Following the 2007 vote that resulted in post-election violence, the then-Electoral Commission of Kenya was disbanded and in its place, the Interim Independent Electoral Commission was instituted.

By the time the country was going to the 2013 election, the Constitution that created the IEBC had been promulgated in 2010.

After the 2017 election, the divisions in the IEBC were characterised by a fight between commissioners and the secretariat.

Then-IEBC chief executive James Oswago, his deputy Wilson Shollei and other staff members lost in that boardroom battle and were dragged to court over procurement irregularities. Some of the cases are pending.

For the commissioners who were led by Issack Hassan, sustained pressure by the then-Coalition for Reforms and Democracy resulted in their being asked to quit. Their resignation paved the way for the appointment of the team that was led by Mr Wafula Chebukati. But like the others before them, this, too, experienced its shock. The implosion began after the Supreme Court nullified the 2017 presidential election.

As the National Super Alliance exerted pressure on the IEBC to initiate reforms before the repeat election, and as the ruling Jubilee side placed its demands on the table, the commission’s house began to crumble.

Dr Roselyn Akombe, a commissioner, resigned before the presidential rerun in October 2017. Then Mr Chebukati’s war with IEBC chief executive Ezra Chiloba escalated, leading to the latter’s suspension in April 2018 before being eventually dismissed.

But as Mr Chiloba was being sent on suspension, three other commissioners – vice chairperson Consolata Maina, Paul Kurgat and Margaret Mwachanya – resigned, accusing Mr Chebukati of failing to provide leadership.

It is the script being repeated as current vice chairperson Juliana Cherera and commissioners Justus Nyang’aya, Irene Masit and Francis Wanderi level similar accusations against Mr Chebukati.

The difference this time, however, is that divisions are over the presidential vote. Since Monday when Mr Chebukati declared Deputy President William Ruto the president elect, it has been a free-for-all as the Cherera camp and the Chebukati group, which includes commissioners Abdi Guliye and Boya Molu, counter each other with public statements.

According to Mr Mungai, at the heart of the matter is that the two sets of commissioners were appointed at different times and probably, each side had different expectations.

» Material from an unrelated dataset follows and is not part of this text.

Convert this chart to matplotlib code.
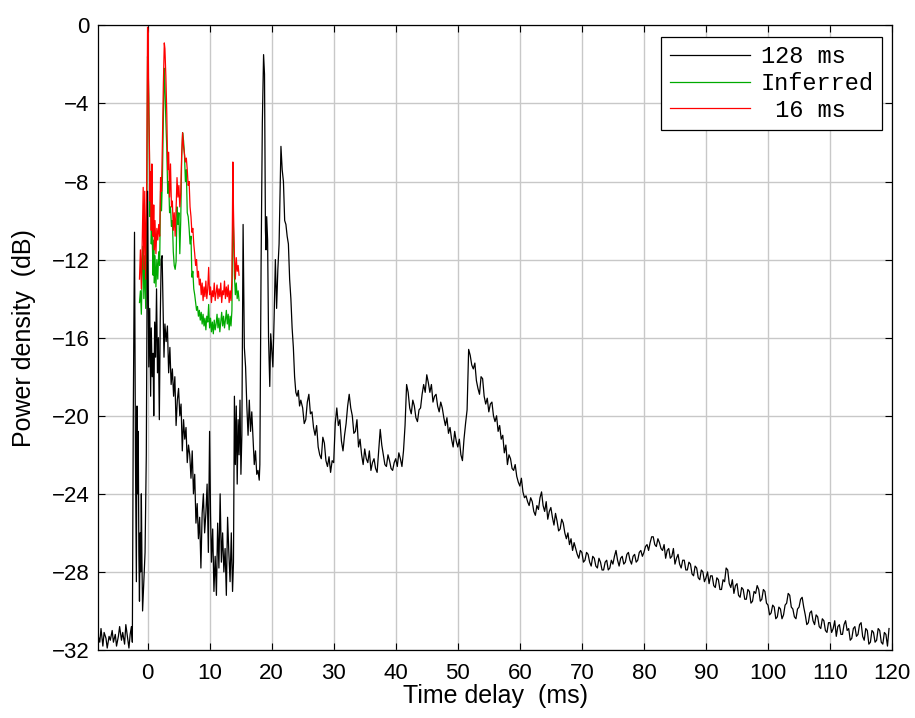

“Different leaderships of IEBC have had their own difficulties. The issue with the current one is that after the nullification of the presidential election in 2017, there was an issue of whether the same IEBC, in this case, the three commissioners who remained after the resignations of their colleagues, should have been in charge of the 2022 election.”

The four commissioners who rejected the presidential election results announced by Mr Chebukati were appointed in September 2021 to replace the four who had resigned between 2017 and 2018.

Before the current open disagreements, there had been reports of the four being side-lined by the ‘old’ commissioners on several key decisions. For example, it took quite a while before the commissioners received their copies of the report of the audit of the voter register.

The ‘new’ commissioners also complained about being sidelined in the appointment of returning officers and there were reports that they were blindsided by the arrival of the first batch of ballot papers. Some of them learnt of the arrival just a few hours before the cargo landed in the country from Greece.